As of August 12, European regional storage facilities were 72.27% full — an increase of 2.31% compared to the previous week. For the first time this year, storage capacity levels also surpassed the figure recorded at the start of the year (71.33%), exceeding it by 0.94%. The process of filling gas storage facilities continues. By the end of Week 33, the European gas benchmark TTF declined by 1.997 euros/MWh, falling from 34.406 euros/MWh last week to 32.409 euros/MWh.
The price of LNG as a bunker fuel in the port of Sines (Portugal) remained unchanged at 768 USD by the end of the week. At the same time, the price gap between LNG and conventional fuel widened in favor of conventional fuel: on August 12, the difference reached 39 USD compared to just 4 USD a week earlier. On that day, MGO LS in the port of Sines was quoted at 729 USD/MT. More detailed information is available in the LNG Bunkering section on the mabux.com website.
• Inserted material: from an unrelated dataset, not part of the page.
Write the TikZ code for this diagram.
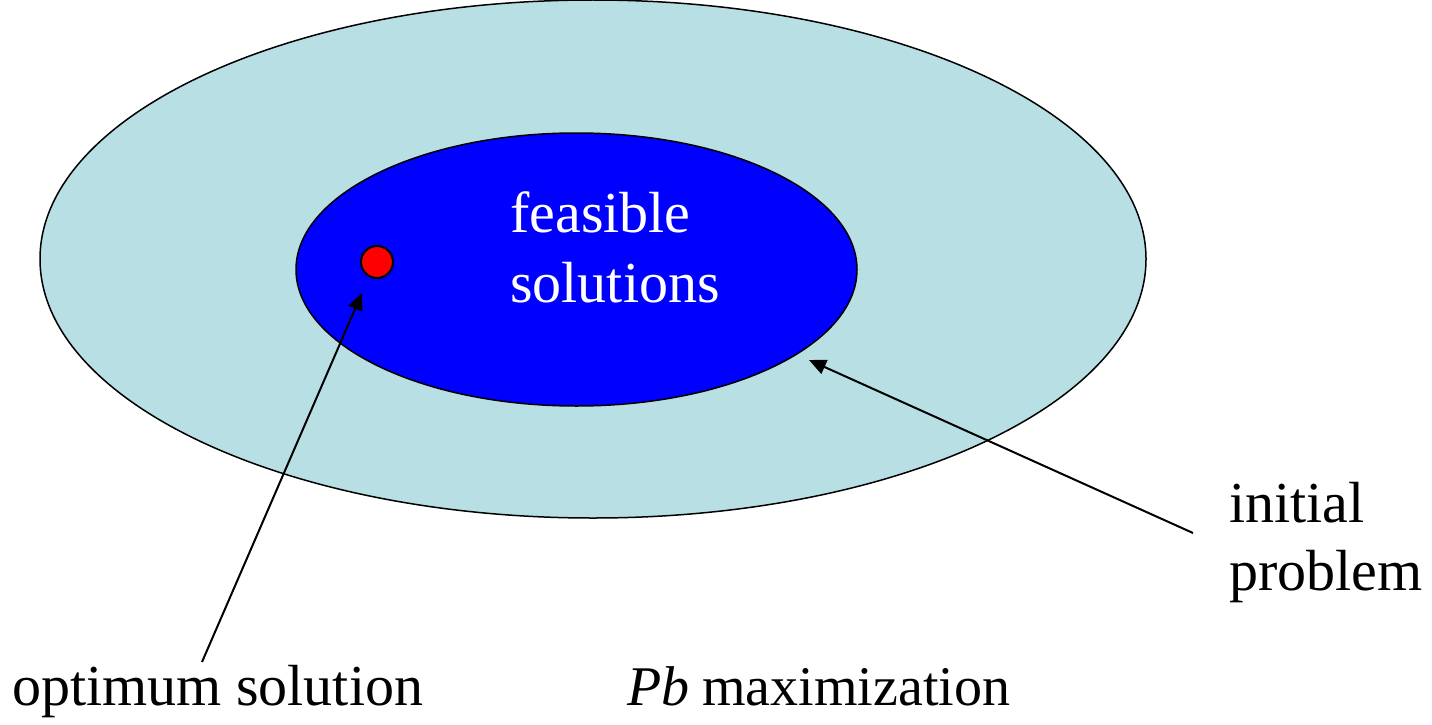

At the close of Week 33, the MABUX Market Differential Index (MDI) — the ratio of market bunker prices (MBP) to the MABUX digital bunker benchmark (DBP) — indicated undervaluation across all bunker fuel types in the world’s largest hubs: Rotterdam, Singapore, Fujairah, and Houston:
• 380 HSFO segment: The average weekly undervaluation narrowed by 7 points in Rotterdam, 15 points in Singapore, 13 points in Fujairah, and 2 points in Houston.
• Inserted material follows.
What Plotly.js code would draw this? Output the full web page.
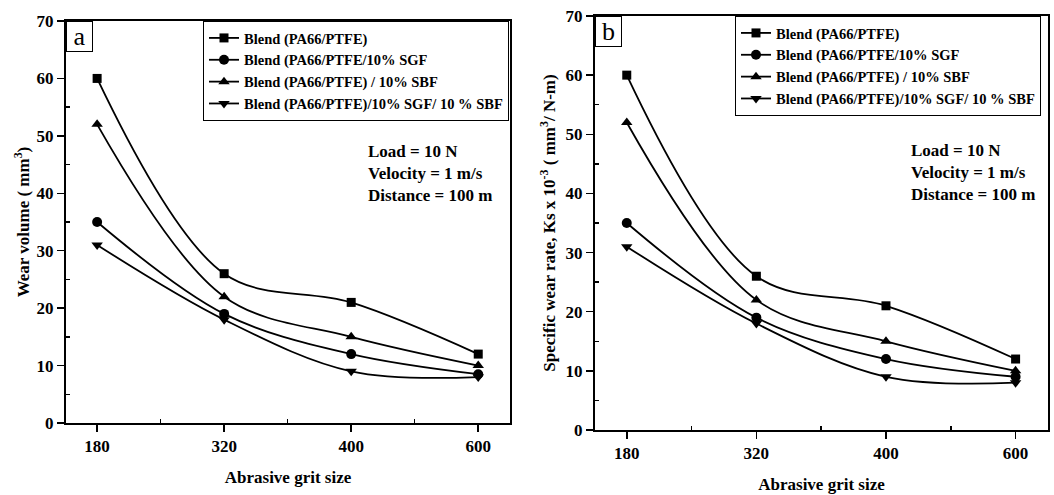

• VLSFO segment: Average weekly MDI undervaluation declined by 2 points in Rotterdam, 13 points in both Singapore and Fujairah, and 15 points in Houston.
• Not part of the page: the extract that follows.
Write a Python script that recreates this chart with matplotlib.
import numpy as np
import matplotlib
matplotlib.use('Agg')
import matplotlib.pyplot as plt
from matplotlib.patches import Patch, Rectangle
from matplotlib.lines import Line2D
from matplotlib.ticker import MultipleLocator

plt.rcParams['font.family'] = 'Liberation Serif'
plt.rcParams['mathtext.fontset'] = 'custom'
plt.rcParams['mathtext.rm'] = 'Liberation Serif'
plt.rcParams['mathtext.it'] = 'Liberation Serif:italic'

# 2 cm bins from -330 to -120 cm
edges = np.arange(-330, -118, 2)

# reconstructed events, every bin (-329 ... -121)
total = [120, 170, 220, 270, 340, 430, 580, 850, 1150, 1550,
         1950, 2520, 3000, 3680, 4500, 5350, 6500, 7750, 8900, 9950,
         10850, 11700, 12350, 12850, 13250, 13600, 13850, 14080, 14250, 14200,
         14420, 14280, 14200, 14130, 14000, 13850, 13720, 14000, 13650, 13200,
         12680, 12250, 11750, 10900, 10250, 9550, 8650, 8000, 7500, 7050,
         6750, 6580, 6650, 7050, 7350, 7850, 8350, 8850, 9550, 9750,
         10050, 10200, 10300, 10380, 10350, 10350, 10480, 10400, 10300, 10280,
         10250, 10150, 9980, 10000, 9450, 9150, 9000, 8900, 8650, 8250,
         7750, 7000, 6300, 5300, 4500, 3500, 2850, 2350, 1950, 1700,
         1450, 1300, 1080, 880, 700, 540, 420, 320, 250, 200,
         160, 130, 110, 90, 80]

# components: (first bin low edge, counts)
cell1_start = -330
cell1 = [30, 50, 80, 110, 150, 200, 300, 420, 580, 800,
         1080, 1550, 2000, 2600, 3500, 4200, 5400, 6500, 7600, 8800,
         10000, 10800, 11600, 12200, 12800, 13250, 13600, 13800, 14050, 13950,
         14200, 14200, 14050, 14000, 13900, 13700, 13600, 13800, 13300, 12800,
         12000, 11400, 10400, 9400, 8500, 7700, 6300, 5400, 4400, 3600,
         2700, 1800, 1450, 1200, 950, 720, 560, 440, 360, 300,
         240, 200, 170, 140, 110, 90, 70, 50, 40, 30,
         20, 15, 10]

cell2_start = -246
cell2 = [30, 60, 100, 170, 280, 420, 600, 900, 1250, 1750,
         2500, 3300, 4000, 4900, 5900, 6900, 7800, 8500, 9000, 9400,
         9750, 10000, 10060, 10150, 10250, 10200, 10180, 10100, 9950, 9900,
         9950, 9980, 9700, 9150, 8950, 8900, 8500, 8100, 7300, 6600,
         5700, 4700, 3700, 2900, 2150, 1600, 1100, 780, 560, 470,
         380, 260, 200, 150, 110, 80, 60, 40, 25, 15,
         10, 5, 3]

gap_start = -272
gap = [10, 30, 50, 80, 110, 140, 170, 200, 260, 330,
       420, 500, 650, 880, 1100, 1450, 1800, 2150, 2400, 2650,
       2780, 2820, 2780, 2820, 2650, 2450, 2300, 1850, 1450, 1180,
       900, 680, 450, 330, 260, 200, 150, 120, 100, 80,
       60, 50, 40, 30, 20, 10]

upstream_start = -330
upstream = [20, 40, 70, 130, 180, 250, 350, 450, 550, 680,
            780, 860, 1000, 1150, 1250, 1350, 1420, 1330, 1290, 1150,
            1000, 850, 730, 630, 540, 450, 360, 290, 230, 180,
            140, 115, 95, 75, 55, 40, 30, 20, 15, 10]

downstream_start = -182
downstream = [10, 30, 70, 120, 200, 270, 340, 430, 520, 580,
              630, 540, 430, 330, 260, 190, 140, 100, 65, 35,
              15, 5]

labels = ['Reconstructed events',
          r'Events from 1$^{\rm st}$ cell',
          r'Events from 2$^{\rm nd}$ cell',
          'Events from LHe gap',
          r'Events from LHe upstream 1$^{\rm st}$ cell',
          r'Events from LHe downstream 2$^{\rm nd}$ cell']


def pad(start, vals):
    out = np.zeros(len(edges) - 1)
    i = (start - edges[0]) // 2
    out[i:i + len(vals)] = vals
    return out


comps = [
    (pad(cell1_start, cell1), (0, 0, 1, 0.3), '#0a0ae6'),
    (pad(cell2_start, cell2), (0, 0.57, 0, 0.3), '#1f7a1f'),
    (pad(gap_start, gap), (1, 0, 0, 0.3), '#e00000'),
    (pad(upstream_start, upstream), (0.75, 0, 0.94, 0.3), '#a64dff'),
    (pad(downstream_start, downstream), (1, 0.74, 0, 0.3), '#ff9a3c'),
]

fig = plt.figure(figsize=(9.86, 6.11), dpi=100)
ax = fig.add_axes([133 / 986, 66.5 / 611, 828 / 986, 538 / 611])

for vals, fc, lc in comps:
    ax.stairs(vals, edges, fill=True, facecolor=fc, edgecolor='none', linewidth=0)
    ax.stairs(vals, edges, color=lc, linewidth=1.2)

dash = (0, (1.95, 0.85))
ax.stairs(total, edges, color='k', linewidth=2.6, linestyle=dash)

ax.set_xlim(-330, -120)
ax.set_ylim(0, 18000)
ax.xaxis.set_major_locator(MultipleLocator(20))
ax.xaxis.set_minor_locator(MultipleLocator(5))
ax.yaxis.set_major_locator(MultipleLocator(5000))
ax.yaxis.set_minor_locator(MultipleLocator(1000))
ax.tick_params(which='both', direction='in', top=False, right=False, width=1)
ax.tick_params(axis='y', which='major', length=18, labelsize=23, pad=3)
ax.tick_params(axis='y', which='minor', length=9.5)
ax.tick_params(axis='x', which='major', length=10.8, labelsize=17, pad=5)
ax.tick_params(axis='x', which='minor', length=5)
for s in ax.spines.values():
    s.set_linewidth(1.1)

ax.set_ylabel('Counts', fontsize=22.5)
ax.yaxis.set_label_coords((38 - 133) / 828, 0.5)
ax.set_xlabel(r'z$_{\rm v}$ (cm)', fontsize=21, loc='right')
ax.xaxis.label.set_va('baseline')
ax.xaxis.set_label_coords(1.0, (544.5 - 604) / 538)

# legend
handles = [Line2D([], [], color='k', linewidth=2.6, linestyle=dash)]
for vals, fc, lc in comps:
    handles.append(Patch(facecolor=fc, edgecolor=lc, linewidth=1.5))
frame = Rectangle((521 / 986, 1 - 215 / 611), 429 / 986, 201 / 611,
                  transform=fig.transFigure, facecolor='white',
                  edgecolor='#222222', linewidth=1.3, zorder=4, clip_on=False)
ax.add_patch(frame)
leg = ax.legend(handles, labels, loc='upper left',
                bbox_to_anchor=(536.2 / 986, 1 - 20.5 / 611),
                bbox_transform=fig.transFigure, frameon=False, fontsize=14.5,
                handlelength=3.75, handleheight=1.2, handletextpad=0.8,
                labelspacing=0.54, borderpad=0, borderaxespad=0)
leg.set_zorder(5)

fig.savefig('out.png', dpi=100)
• MGO LS segment: Rotterdam shifted into the undervaluation zone, bringing all four ports into undervaluation territory. MDI values rose by 12 points in Rotterdam and 8 points in Singapore but decreased by 5 points in Fujairah and 1 point in Houston. Rotterdam’s MDI remained close to the 100% correlation mark between MBP and DBP, while Fujairah’s MDI approached the $100.00 mark.
Overall, the market structure has fully shifted toward undervaluation in all bunker fuel segments. We expect this trend to persist into next week.
More detailed information on the correlation between market bunker prices and the MABUX digital benchmark can be found in the “Digital Bunker Prices” section on the website mabux.com.
INTERTANKO has issued an update on the commercial and legal implications of long-chain hydrocarbons (C6+), also referred to as heavy LNG hydrocarbons, for LNG carriers and LNG-fuelled vessels. In an article published on the UK P&I Club’s website, INTERTANKO warned that even trace concentrations of such components can have significant operational and financial consequences for both LNG carriers and LNG-fuelled ships. For LNG-fuelled vessels in particular, the potential impact can be especially severe. The association cited cases where debunkering became necessary due to fuel-system fouling caused by C6+ compounds. Such operations are not only logistically complex but can also result in commercial losses and unexpected delays—especially where adequate debunkering infrastructure is lacking. To mitigate these risks, INTERTANKO recommends that shipowners adopt a proactive approach. This may include requesting enhanced cargo analysis in accordance with GPA 2286, a more sensitive testing protocol capable of detecting low concentrations of C6+ elements that may not appear on standard quality certificates.